Caldera en ebullición
Los movimientos sociales crecen, las protestas se expresan por diferentes caminos, sube el termómetro social y la única respuesta oficial es el empleo de la fuerza. Las autoridades de todo nivel y filiación política parecen incapaces de afrontar los conflictos con las armas de la política y se limitan a desplegar la política de las armas, con todos los riesgos que esa actitud conlleva para la estabilidad del país.
Gobernar, decían los viejos maestros, es poner en práctica los muchos, variados y sutiles mecanismos de la política, las artes del entendimiento que no descartan el uso de la fuerza, que a fin de cuentas es monopolio del Estado, pero que ha de emplearse con sabiduría, en forma dosificada y sin cerrar las vías para el entendimiento.
Lamentablemente se recurre a los toletes sin medir las consecuencias. El país es una caldera en ebullición y cada acto represivo nos pone a todos los mexicanos ante el riesgo de sumirnos en una violencia generalizada.
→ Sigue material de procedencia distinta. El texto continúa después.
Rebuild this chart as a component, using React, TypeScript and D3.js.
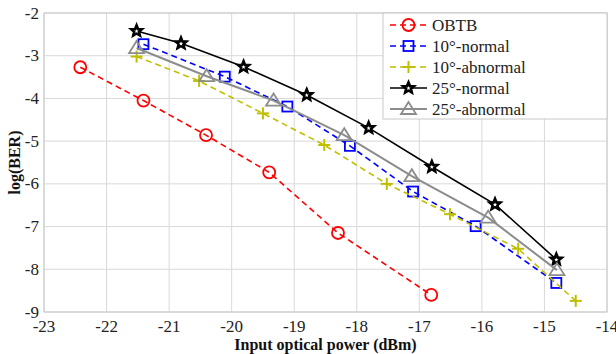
import React from "react";
import * as d3 from "d3";

const xTicks = [-23, -22, -21, -20, -19, -18, -17, -16, -15, -14];
const yTicks = [-2, -3, -4, -5, -6, -7, -8, -9];

const obtbX = [-22.42, -21.41, -20.41, -19.4, -18.3, -16.81];
const obtbY = [-3.27, -4.05, -4.86, -5.73, -7.15, -8.6];

const n10X = [-21.41, -20.11, -19.11, -18.11, -17.1, -16.1, -14.81];
const n10Y = [-2.73, -3.49, -4.19, -5.11, -6.18, -6.99, -8.32];

const a10X = [-21.52, -20.52, -19.5, -18.52, -17.52, -16.51, -15.42, -14.5];
const a10Y = [-3.02, -3.59, -4.35, -5.09, -6.0, -6.71, -7.52, -8.74];

const n25X = [-21.52, -20.81, -19.81, -18.8, -17.81, -16.8, -15.79, -14.81];
const n25Y = [-2.42, -2.71, -3.26, -3.92, -4.69, -5.6, -6.48, -7.77];

const a25X = [-21.52, -20.4, -19.33, -18.2, -17.12, -15.9, -14.8];
const a25Y = [-2.82, -3.48, -4.05, -4.86, -5.82, -6.79, -8.02];

type Series = {
  name: string;
  xs: number[];
  ys: number[];
  color: string;
  dash: string | undefined;
  width: number;
  marker: "circle" | "square" | "plus" | "star" | "triangle";
};

const series: Series[] = [
  { name: "OBTB", xs: obtbX, ys: obtbY, color: "#ff0000", dash: "6,4", width: 1.6, marker: "circle" },
  { name: "10°-normal", xs: n10X, ys: n10Y, color: "#0000ff", dash: "6,4", width: 1.6, marker: "square" },
  { name: "10°-abnormal", xs: a10X, ys: a10Y, color: "#bfbf00", dash: "6,4", width: 1.6, marker: "plus" },
  { name: "25°-normal", xs: n25X, ys: n25Y, color: "#000000", dash: undefined, width: 1.6, marker: "star" },
  { name: "25°-abnormal", xs: a25X, ys: a25Y, color: "#8c8c8c", dash: undefined, width: 2, marker: "triangle" },
];

const W = 616, H = 354;
const L = 44, R = 607, T = 13, B = 312;

function starPath(cx: number, cy: number, ro: number, ri: number) {
  const pts: string[] = [];
  for (let i = 0; i < 10; i++) {
    const r = i % 2 === 0 ? ro : ri;
    const a = -Math.PI / 2 + (i * Math.PI) / 5;
    pts.push(`${cx + r * Math.cos(a)},${cy + r * Math.sin(a)}`);
  }
  return "M" + pts.join("L") + "Z";
}

function Marker({ kind, x, y, color }: { kind: Series["marker"]; x: number; y: number; color: string }) {
  switch (kind) {
    case "circle":
      return <circle cx={x} cy={y} r={6} fill="none" stroke={color} strokeWidth={1.8} />;
    case "square":
      return <rect x={x - 5} y={y - 5} width={10} height={10} fill="none" stroke={color} strokeWidth={1.8} />;
    case "plus":
      return (
        <g stroke={color} strokeWidth={2}>
          <line x1={x - 6} y1={y} x2={x + 6} y2={y} />
          <line x1={x} y1={y - 6} x2={x} y2={y + 6} />
        </g>
      );
    case "star":
      return (
        <g>
          <path d={starPath(x, y, 7.5, 3.3)} fill={color} stroke={color} strokeWidth={1.2} strokeLinejoin="miter" />
          <path d={starPath(x, y + 0.3, 2.2, 1)} fill="#fff" />
        </g>
      );
    case "triangle":
      return (
        <path
          d={`M${x},${y - 7}L${x + 7.5},${y + 5}L${x - 7.5},${y + 5}Z`}
          fill="none"
          stroke={color}
          strokeWidth={1.8}
        />
      );
  }
}

export default function App() {
  const x = d3.scaleLinear().domain([-23, -14]).range([L, R]);
  const y = d3.scaleLinear().domain([-2, -9]).range([T, B]);
  const line = d3
    .line<[number, number]>()
    .x((d) => x(d[0]))
    .y((d) => y(d[1]));

  const legX = 383, legY = 13, legW = R - 383, legH = 106;
  const rowH = 21;

  return (
    <svg width={W} height={H} style={{ position: "absolute", left: 0, top: 0, background: "#fff" }}>
      <rect x={0} y={0} width={W} height={H} fill="#fff" />
      {xTicks.map((t) => (
        <line key={"gx" + t} x1={x(t)} x2={x(t)} y1={T} y2={B} stroke="#d9d9d9" strokeWidth={1} />
      ))}
      {yTicks.map((t) => (
        <line key={"gy" + t} x1={L} x2={R} y1={y(t)} y2={y(t)} stroke="#d9d9d9" strokeWidth={1} />
      ))}
      <rect x={L} y={T} width={R - L} height={B - T} fill="none" stroke="#c8c8c8" strokeWidth={1} />

      {series.map((s) => {
        const pts = s.xs.map((v, i) => [v, s.ys[i]] as [number, number]);
        return (
          <g key={s.name}>
            <path d={line(pts) || ""} fill="none" stroke={s.color} strokeWidth={s.width} strokeDasharray={s.dash} />
            {pts.map((p, i) => (
              <Marker key={i} kind={s.marker} x={x(p[0])} y={y(p[1])} color={s.color} />
            ))}
          </g>
        );
      })}

      {yTicks.map((t) => (
        <text
          key={"ty" + t}
          x={39}
          y={y(t)}
          textAnchor="end"
          dominantBaseline="central"
          fontFamily="'Liberation Serif', 'Times New Roman', serif"
          fontSize={17}
          fill="#222"
        >
          {t}
        </text>
      ))}
      {xTicks.map((t) => (
        <text
          key={"tx" + t}
          x={x(t)}
          y={326}
          textAnchor="middle"
          dominantBaseline="central"
          fontFamily="'Liberation Serif', 'Times New Roman', serif"
          fontSize={17}
          fill="#222"
        >
          {t}
        </text>
      ))}
      <text
        x={(L + R) / 2}
        y={344}
        textAnchor="middle"
        dominantBaseline="central"
        fontFamily="'Liberation Serif', 'Times New Roman', serif"
        fontWeight="bold"
        fontSize={16}
        fill="#111"
      >
        Input optical power (dBm)
      </text>
      <text
        transform={`translate(14,${(T + B) / 2}) rotate(-90)`}
        textAnchor="middle"
        dominantBaseline="central"
        fontFamily="'Liberation Serif', 'Times New Roman', serif"
        fontWeight="bold"
        fontSize={16}
        fill="#111"
      >
        log(BER)
      </text>

      <rect x={legX} y={legY} width={legW} height={legH} fill="#fff" stroke="#c8c8c8" strokeWidth={1} />
      {series.map((s, i) => {
        const cy = legY + 12 + i * rowH;
        return (
          <g key={"lg" + s.name}>
            <line x1={390} x2={427} y1={cy} y2={cy} stroke={s.color} strokeWidth={s.width} strokeDasharray={s.dash} />
            <Marker kind={s.marker} x={408.5} y={cy} color={s.color} />
            <text
              x={432}
              y={cy}
              dominantBaseline="central"
              fontFamily="'Liberation Serif', 'Times New Roman', serif"
              fontSize={17}
              fill="#222"
            >
              {s.name}
            </text>
          </g>
        );
      })}
    </svg>
  );
}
No faltan voces que ven en los hechos de hoy una repetición del 68 y de otros momentos en que la fuerza del Estado reprimió la inconformidad y salió avante, así fuera a un alto costo.
Hoy es otra la situación. Las instituciones están agotadas y no tienen capacidad para responder a las demandas sociales. Todo está en crisis y la medicina agrava la enfermedad. La economía, el campo, la salud, la educación, en fin, todo se halla en una crisis profunda. La seguridad no escapa a esta característica, pues ahí donde están las corporaciones policiacas, el ejército o la armada se impone el orden, pero al día siguiente de que la fuerza pública abandona un lugar, otra vez los poderes fácticos se enseñorean.
Hace falta el empleo generalizado y a fondo de la política para hacerle frente a la inconformidad y la protesta. Lamentablemente se opta por lo contrario, por el empleo de la violencia sin apelación, con la agravante de que la policía considera que al uso de la fuerza ha de seguir la humillación y la tortura, como sucedió con los 52 normalistas de Michoacán —entre ellos veinte muchachas—, a quienes jueces de consigna mandaron a cárceles de alta seguridad, como si se tratara de peligrosos delincuentes y no de estudiantes que, como corresponde a su juventud y a su patriotismo, se rebelan contra la injusticia y el abuso.
Quienes quieren acabar de esta manera con la inquietud que recorre el país pueden irse despidiendo de sus pretensiones y hasta de sus cargos. Vale más trabajar por la concordia. Las autoridades que han preferido seguir el camino de la violencia indiscriminada contribuyen como nadie a impulsar un estallido que a nadie conviene, y a ellos menos que a nadie. Pero, ¿lo sabrán?